--- INSTRUCTIONS FOR THE TASK ---
Only the span from the line containing "What matplotlib code" down to the line containing "plt.rcParams['font.family'] = ['Liberation" is to be printed, exactly and inclusively, with pictures omitted.

--- RECORD LIST ---
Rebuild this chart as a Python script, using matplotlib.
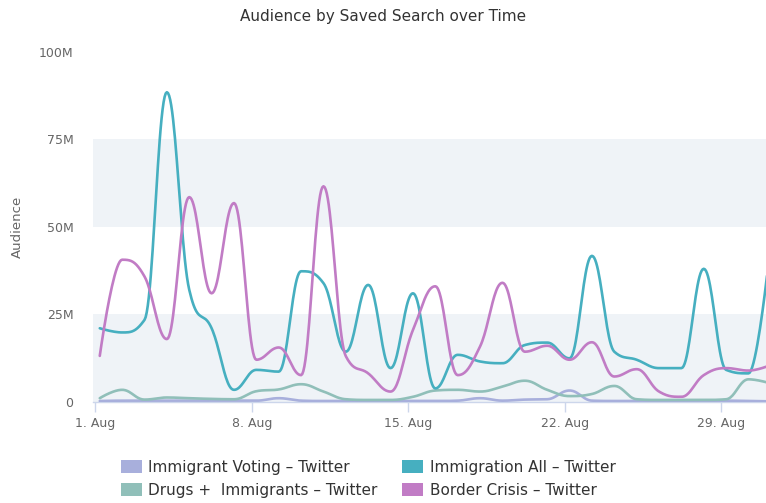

* * *

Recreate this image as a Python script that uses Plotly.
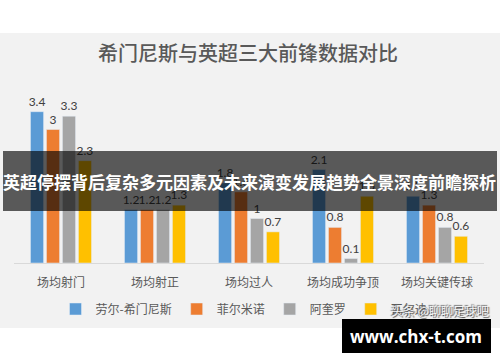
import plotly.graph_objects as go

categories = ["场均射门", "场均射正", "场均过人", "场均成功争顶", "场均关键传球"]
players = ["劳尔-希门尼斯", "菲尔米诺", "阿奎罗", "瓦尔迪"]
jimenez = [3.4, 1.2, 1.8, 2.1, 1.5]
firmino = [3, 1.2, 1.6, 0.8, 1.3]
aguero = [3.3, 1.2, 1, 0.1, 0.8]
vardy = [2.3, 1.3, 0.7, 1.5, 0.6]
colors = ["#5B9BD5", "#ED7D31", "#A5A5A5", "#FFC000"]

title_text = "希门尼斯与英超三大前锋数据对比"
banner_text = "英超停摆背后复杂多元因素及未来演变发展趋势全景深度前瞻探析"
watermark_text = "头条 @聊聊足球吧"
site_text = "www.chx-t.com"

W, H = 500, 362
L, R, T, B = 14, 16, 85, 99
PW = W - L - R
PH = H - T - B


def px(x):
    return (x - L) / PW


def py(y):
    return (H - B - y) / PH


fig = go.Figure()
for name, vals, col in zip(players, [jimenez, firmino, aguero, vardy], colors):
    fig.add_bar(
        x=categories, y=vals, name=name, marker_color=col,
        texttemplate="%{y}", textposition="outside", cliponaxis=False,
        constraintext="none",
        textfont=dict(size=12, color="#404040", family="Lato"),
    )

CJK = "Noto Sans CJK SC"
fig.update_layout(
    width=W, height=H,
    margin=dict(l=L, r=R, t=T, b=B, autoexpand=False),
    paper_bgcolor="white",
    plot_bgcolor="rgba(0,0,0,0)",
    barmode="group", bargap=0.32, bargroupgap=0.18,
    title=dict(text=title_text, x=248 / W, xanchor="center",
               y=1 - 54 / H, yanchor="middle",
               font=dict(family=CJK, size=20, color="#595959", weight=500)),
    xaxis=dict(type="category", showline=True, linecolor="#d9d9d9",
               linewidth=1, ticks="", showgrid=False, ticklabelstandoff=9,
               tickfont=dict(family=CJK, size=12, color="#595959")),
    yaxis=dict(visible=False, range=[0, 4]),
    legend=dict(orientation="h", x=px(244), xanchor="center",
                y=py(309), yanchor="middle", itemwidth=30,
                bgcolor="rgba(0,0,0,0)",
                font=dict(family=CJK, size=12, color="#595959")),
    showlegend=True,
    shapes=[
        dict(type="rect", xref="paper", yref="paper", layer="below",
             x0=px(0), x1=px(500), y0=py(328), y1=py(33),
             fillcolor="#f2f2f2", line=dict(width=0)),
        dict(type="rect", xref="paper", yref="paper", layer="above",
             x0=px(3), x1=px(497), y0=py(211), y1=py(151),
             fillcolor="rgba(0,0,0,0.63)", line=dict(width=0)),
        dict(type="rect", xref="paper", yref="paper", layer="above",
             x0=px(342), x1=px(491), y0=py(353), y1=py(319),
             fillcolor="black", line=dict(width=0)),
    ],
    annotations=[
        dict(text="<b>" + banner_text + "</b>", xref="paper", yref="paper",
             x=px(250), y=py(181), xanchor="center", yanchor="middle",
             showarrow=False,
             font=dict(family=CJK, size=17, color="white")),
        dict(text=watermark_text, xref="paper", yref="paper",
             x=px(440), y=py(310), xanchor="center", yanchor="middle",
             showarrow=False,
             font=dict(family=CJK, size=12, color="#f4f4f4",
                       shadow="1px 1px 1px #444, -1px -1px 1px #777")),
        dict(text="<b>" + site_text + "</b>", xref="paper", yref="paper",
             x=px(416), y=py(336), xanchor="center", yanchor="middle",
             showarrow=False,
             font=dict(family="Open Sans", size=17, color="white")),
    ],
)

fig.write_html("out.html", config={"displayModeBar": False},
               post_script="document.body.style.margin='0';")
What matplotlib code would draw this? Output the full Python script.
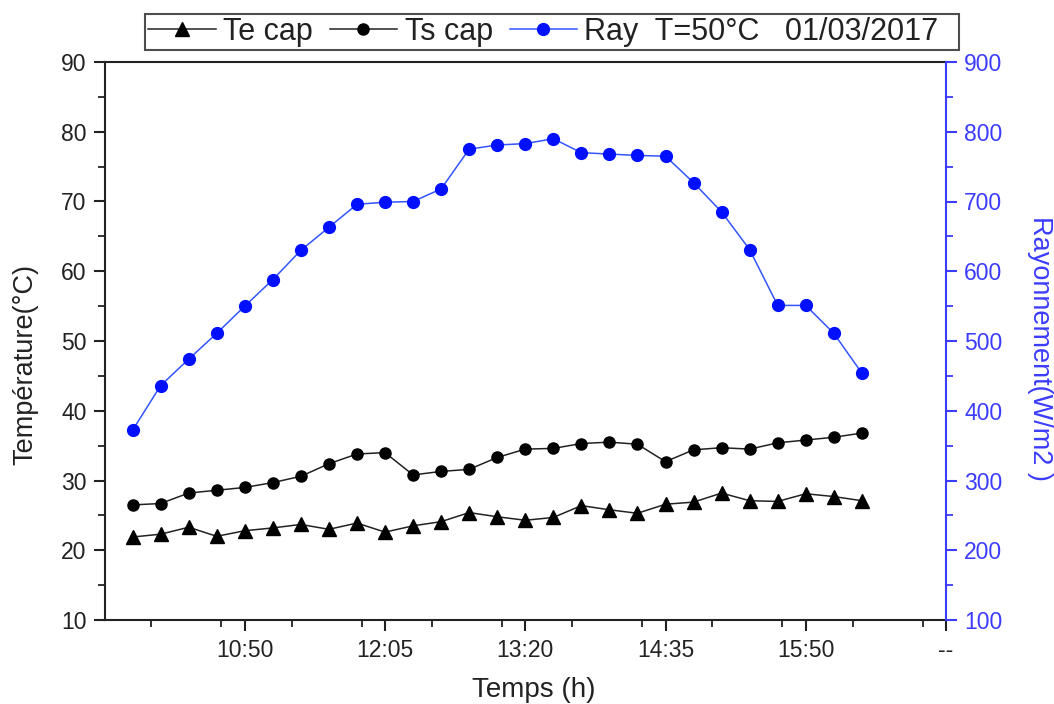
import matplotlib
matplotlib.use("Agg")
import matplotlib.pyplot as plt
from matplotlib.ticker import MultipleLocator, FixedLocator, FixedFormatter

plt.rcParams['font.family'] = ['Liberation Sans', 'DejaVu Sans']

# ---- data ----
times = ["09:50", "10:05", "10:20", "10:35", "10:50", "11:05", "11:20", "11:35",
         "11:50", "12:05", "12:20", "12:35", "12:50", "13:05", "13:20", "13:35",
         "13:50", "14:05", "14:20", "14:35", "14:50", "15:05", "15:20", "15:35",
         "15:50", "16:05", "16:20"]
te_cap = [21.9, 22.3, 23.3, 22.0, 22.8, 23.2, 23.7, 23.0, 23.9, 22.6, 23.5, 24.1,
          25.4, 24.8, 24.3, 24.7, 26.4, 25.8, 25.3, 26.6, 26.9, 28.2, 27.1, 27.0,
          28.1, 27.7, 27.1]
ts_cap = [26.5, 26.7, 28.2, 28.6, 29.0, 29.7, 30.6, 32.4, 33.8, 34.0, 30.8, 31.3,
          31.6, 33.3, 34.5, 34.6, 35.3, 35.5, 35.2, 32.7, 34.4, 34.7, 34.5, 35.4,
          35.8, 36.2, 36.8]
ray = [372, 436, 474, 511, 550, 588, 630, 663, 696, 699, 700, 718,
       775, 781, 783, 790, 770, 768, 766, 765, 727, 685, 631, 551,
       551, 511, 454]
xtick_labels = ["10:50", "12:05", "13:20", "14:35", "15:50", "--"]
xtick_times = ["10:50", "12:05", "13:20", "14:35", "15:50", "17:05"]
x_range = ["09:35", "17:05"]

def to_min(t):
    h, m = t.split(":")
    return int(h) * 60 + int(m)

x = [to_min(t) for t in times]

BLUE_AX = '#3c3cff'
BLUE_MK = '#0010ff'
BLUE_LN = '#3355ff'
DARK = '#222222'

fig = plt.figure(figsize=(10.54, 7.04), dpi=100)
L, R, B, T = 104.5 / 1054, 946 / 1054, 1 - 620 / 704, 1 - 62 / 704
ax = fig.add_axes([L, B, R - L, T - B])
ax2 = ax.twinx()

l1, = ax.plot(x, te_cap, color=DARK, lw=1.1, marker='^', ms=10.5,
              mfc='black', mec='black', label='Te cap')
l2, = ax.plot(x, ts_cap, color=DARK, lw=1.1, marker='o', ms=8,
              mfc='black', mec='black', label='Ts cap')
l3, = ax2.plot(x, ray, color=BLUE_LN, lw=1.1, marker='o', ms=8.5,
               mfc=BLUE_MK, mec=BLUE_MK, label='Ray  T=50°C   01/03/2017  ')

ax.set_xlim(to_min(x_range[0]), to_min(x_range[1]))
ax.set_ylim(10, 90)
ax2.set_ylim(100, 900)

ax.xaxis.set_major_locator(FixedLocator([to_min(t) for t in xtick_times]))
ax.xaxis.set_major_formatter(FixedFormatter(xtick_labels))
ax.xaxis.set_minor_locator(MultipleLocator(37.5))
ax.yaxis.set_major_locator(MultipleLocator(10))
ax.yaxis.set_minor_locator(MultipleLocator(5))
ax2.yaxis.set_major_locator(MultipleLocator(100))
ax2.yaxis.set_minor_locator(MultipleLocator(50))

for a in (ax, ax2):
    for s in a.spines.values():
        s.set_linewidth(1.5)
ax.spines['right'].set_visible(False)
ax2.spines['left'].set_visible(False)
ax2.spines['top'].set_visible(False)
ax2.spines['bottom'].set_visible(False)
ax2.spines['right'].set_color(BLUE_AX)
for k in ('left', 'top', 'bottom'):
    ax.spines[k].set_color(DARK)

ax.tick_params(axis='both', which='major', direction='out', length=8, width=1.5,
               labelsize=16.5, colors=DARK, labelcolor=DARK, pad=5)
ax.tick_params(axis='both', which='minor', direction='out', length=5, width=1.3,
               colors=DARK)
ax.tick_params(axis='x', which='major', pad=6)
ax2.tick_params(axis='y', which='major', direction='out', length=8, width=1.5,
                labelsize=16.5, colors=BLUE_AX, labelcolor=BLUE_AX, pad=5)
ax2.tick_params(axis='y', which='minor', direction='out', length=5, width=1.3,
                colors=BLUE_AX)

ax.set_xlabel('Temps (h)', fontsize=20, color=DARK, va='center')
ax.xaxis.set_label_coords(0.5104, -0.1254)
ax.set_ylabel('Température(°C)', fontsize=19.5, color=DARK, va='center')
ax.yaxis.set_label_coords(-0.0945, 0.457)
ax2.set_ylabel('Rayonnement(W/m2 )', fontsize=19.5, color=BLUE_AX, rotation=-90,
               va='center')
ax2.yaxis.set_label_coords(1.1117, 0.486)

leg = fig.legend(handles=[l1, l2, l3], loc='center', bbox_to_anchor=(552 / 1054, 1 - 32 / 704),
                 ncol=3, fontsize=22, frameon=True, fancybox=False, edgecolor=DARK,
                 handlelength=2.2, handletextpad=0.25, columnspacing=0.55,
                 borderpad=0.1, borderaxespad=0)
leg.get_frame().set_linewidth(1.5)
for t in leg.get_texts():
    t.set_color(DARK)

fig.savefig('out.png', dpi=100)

==

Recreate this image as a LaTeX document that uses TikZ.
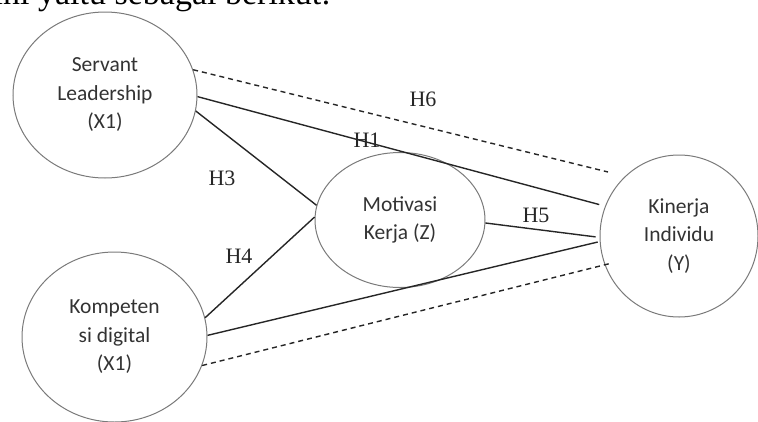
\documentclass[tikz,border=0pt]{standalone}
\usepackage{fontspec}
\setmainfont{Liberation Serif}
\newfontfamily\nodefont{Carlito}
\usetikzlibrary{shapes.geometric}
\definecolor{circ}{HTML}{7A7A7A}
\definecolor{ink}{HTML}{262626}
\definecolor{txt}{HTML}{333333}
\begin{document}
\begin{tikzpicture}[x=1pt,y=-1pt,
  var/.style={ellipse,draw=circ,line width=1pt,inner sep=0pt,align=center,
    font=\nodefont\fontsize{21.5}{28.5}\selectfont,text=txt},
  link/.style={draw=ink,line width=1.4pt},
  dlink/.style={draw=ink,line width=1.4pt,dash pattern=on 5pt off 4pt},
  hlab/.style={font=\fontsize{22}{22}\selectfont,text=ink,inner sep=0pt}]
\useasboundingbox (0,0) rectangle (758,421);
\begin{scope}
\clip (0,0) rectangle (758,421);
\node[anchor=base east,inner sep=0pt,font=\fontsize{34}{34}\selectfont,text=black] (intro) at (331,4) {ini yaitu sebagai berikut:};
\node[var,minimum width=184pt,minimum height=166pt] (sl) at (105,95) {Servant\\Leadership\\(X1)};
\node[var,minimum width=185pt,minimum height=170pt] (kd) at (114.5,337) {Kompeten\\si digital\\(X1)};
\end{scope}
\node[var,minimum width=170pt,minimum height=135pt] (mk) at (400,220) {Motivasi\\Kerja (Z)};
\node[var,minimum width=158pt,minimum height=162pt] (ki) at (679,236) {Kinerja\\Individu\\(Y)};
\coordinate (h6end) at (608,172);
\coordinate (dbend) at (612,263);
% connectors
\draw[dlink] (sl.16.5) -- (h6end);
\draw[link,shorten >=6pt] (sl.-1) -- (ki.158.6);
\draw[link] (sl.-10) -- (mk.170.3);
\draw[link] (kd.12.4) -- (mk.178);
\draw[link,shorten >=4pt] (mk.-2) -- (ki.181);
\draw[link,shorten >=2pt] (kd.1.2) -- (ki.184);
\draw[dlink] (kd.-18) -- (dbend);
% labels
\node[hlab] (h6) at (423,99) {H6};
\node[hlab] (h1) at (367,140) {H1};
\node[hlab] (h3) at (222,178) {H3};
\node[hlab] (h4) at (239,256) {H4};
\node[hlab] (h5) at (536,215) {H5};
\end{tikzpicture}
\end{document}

--- EXERCISE RESPONSE ---
What matplotlib code would draw this? Output the full Python script.
import matplotlib
matplotlib.use("Agg")
import matplotlib.pyplot as plt
from matplotlib.ticker import MultipleLocator, FixedLocator, FixedFormatter

plt.rcParams['font.family'] = ['Liberation Sans', 'DejaVu Sans']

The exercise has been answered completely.